TAMPA, Fla., Aug. 22, 2012 /PRNewswire/ -- OSI Restaurant Partners, LLC ("OSI"), a wholly owned subsidiary of Bloomin' Brands, Inc. (Nasdaq: BLMN), announced today that as of 12:00 midnight, New York City time, on August 21, 2012 (the "Expiration Date"), it had received no new tenders or consents from the holders of its 10% Senior Notes due 2015 (CUSIP No. 67105EAB8) (the "Notes") since it purchased $102,207,000 in aggregate principal amount of Notes on August 13, 2012 pursuant to the terms of its tender offer and consent solicitation for the Notes (the "Offer"), which commenced on July 25, 2012, and was described in the Offer to Purchase and Consent Solicitation Statement dated July 25, 2012 (the "Offer to Purchase").
OSI also announced today that on August 13, 2012 it discharged its remaining obligations under the indenture governing the Notes by delivering to the trustee a notice of redemption to holders of the outstanding Notes calling for such Notes to be redeemed on September 12, 2012 and by depositing in trust with the trustee funds sufficient to pay and discharge all remaining indebtedness under the Notes, including accrued and unpaid interest to, but not including, the payment date specified in the indenture in respect of such redemption.
OSI used cash on hand, together with proceeds made available to it from the initial public offering of shares of common stock of its ultimate parent company, Bloomin' Brands, Inc., to fund payments to holders who validly tendered their Notes in the Offer and to fund the redemption of the remaining Notes.
This press release is not an offer to purchase any Notes in any jurisdiction in which, or to or from any person to or from whom, it is unlawful to make such offer under applicable securities, "blue sky" or other laws.
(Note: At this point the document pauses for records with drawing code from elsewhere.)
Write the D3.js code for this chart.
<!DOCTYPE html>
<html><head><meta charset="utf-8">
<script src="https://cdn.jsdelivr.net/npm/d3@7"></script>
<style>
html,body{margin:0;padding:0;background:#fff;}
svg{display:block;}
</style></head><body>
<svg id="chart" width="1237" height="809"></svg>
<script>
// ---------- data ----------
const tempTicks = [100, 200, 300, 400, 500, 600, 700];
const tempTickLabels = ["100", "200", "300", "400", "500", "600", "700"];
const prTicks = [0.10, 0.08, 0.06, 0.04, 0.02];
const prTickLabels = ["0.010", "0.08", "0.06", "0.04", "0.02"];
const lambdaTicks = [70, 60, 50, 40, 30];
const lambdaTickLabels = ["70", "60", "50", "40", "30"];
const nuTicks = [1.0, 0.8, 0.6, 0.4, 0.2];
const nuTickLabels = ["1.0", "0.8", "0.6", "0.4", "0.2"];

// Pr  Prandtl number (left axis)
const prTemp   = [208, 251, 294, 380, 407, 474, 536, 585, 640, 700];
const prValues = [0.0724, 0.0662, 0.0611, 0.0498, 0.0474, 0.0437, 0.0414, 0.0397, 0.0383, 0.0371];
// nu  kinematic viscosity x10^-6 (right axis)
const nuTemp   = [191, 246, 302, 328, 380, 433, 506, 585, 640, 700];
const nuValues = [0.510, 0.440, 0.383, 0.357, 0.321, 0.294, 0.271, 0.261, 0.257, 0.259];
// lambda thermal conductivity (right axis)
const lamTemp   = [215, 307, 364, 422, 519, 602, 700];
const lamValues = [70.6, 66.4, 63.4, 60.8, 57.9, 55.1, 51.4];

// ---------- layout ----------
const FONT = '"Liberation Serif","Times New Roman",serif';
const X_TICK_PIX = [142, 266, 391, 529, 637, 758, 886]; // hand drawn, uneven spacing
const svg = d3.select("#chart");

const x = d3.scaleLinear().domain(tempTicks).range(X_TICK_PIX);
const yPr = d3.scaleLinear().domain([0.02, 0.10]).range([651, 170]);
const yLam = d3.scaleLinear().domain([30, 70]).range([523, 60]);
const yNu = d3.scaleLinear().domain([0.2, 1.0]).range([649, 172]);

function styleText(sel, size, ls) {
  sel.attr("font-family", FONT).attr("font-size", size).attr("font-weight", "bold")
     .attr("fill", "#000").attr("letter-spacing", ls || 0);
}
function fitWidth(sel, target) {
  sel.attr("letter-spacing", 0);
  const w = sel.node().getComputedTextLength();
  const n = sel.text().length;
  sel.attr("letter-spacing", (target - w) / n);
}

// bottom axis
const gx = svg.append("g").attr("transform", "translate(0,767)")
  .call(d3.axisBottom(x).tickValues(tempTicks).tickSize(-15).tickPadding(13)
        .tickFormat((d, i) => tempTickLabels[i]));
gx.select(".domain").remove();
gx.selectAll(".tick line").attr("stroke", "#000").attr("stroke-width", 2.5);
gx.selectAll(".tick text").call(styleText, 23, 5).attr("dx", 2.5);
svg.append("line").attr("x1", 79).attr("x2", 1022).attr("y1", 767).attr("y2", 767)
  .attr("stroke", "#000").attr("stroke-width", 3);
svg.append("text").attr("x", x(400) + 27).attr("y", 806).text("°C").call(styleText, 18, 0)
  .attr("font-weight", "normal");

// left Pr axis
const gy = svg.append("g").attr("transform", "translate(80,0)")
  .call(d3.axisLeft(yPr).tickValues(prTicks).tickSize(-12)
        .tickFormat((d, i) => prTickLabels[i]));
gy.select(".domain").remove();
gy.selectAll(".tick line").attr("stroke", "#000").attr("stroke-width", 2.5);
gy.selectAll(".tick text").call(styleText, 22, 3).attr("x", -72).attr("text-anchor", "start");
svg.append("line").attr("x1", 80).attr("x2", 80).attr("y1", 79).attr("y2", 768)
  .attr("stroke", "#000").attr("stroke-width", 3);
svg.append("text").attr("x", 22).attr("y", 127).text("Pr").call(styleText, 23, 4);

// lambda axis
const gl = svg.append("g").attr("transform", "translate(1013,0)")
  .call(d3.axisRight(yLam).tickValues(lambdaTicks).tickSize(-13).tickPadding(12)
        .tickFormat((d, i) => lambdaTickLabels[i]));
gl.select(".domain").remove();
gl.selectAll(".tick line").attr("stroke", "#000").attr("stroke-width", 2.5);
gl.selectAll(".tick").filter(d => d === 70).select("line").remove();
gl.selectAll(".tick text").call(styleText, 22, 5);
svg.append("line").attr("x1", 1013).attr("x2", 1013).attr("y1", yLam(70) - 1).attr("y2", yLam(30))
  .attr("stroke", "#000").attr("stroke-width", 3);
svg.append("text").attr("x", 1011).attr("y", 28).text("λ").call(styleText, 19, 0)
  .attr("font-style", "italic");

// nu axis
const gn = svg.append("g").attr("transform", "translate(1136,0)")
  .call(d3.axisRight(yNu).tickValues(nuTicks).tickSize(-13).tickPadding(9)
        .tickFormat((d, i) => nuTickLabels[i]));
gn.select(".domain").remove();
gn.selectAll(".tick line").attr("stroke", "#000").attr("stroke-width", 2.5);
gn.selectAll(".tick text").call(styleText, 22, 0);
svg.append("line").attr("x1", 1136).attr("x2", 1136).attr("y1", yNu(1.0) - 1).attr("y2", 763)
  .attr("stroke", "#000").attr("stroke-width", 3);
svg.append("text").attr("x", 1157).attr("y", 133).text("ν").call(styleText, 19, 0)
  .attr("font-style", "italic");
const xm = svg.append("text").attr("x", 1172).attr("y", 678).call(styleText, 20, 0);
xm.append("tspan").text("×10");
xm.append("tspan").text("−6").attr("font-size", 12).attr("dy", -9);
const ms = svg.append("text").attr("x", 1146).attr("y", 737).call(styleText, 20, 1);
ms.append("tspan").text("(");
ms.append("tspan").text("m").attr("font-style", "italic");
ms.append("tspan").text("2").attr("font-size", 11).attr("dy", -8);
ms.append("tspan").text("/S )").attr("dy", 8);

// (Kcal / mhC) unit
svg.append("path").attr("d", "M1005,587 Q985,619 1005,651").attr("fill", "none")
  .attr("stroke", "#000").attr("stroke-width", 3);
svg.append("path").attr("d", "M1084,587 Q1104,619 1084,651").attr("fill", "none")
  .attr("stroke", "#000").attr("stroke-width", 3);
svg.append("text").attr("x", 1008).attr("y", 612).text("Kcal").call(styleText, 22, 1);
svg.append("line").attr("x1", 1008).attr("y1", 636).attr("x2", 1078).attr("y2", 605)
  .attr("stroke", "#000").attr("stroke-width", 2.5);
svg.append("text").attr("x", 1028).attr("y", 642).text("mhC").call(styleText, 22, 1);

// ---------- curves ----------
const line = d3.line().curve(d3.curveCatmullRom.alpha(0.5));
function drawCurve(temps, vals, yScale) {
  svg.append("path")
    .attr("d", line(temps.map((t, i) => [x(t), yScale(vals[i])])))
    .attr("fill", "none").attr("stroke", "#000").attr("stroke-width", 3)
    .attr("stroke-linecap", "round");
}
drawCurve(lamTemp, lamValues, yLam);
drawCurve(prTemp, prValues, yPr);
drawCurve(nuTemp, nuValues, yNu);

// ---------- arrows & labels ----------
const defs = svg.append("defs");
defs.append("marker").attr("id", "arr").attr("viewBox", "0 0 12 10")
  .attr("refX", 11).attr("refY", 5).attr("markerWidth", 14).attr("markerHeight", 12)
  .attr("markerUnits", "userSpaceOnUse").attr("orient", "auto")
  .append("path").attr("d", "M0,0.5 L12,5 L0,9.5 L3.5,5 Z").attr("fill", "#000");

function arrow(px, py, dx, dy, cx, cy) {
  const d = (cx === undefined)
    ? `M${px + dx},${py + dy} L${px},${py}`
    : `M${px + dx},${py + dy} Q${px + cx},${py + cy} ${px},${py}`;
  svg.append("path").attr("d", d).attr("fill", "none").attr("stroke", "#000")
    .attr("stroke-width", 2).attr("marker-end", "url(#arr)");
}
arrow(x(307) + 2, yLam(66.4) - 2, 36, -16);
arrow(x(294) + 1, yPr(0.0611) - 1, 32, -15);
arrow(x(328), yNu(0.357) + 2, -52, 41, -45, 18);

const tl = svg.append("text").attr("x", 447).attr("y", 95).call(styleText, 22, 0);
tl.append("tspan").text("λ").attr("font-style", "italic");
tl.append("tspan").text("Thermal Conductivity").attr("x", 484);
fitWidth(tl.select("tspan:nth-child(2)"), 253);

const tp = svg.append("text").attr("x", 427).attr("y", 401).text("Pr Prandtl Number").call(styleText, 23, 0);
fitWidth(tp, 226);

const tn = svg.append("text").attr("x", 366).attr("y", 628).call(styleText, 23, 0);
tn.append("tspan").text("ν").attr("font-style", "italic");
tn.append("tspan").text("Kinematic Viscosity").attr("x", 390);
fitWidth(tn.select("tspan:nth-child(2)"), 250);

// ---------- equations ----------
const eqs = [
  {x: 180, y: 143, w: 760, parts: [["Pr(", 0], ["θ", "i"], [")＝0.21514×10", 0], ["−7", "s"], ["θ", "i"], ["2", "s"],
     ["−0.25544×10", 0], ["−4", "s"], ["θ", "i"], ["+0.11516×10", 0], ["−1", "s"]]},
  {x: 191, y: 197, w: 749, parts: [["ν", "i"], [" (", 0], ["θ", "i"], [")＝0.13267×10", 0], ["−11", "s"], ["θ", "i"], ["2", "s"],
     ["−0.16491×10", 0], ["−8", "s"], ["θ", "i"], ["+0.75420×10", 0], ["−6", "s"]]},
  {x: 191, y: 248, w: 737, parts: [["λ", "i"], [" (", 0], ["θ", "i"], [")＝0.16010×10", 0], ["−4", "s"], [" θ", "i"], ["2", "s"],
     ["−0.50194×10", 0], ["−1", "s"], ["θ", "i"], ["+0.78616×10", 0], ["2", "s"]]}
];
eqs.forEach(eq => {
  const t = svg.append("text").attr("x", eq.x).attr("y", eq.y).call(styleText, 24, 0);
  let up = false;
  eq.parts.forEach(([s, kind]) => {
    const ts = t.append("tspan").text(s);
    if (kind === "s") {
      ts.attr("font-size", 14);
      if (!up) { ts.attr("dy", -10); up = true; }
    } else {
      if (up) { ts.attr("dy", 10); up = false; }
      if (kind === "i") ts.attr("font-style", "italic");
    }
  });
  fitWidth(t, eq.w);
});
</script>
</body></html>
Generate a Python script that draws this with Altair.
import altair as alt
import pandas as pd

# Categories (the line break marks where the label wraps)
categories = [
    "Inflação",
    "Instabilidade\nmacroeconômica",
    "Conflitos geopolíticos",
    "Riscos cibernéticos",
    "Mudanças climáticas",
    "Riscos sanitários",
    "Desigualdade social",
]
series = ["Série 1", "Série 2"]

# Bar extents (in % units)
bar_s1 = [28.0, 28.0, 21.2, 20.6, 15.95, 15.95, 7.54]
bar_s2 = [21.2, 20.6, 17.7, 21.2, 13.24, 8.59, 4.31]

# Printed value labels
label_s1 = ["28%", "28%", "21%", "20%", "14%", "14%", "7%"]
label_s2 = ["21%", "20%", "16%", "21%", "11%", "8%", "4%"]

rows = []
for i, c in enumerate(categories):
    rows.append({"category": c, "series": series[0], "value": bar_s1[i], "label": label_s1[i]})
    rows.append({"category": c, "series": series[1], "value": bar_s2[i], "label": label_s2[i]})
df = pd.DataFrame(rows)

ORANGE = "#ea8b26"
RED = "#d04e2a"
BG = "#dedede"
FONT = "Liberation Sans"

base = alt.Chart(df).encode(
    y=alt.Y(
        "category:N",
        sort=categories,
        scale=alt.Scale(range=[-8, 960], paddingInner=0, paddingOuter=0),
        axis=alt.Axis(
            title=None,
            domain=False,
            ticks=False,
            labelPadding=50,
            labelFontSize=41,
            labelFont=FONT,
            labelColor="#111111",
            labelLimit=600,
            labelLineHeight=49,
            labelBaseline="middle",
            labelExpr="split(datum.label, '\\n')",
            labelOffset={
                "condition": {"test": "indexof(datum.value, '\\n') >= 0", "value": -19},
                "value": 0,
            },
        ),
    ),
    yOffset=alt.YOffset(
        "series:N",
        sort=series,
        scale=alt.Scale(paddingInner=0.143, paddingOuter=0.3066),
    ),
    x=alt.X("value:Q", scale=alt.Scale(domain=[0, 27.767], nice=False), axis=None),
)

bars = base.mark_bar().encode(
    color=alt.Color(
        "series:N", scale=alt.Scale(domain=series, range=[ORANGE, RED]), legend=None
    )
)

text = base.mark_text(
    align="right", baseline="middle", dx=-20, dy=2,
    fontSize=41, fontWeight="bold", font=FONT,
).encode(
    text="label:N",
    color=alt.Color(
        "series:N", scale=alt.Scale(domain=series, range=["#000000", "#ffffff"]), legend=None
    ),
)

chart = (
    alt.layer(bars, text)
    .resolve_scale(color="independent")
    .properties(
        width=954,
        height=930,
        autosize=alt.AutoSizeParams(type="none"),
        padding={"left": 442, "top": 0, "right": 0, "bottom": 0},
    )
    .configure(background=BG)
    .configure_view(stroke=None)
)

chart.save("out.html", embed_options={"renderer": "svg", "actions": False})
No dealer, salesperson or other person has been authorized to give any information or to make any representation not contained or incorporated by reference in the Offer to Purchase. We take no responsibility for, and can provide no assurance as to, the reliability of any other information that other persons may give you. The Offer is made only by, and pursuant to the terms of, the Offer to Purchase, and the information in this press release is qualified by reference to the Offer to Purchase and the related Consent and Letter of Transmittal. Neither OSI nor any of its representatives or agents makes any recommendation in connection with the Offer.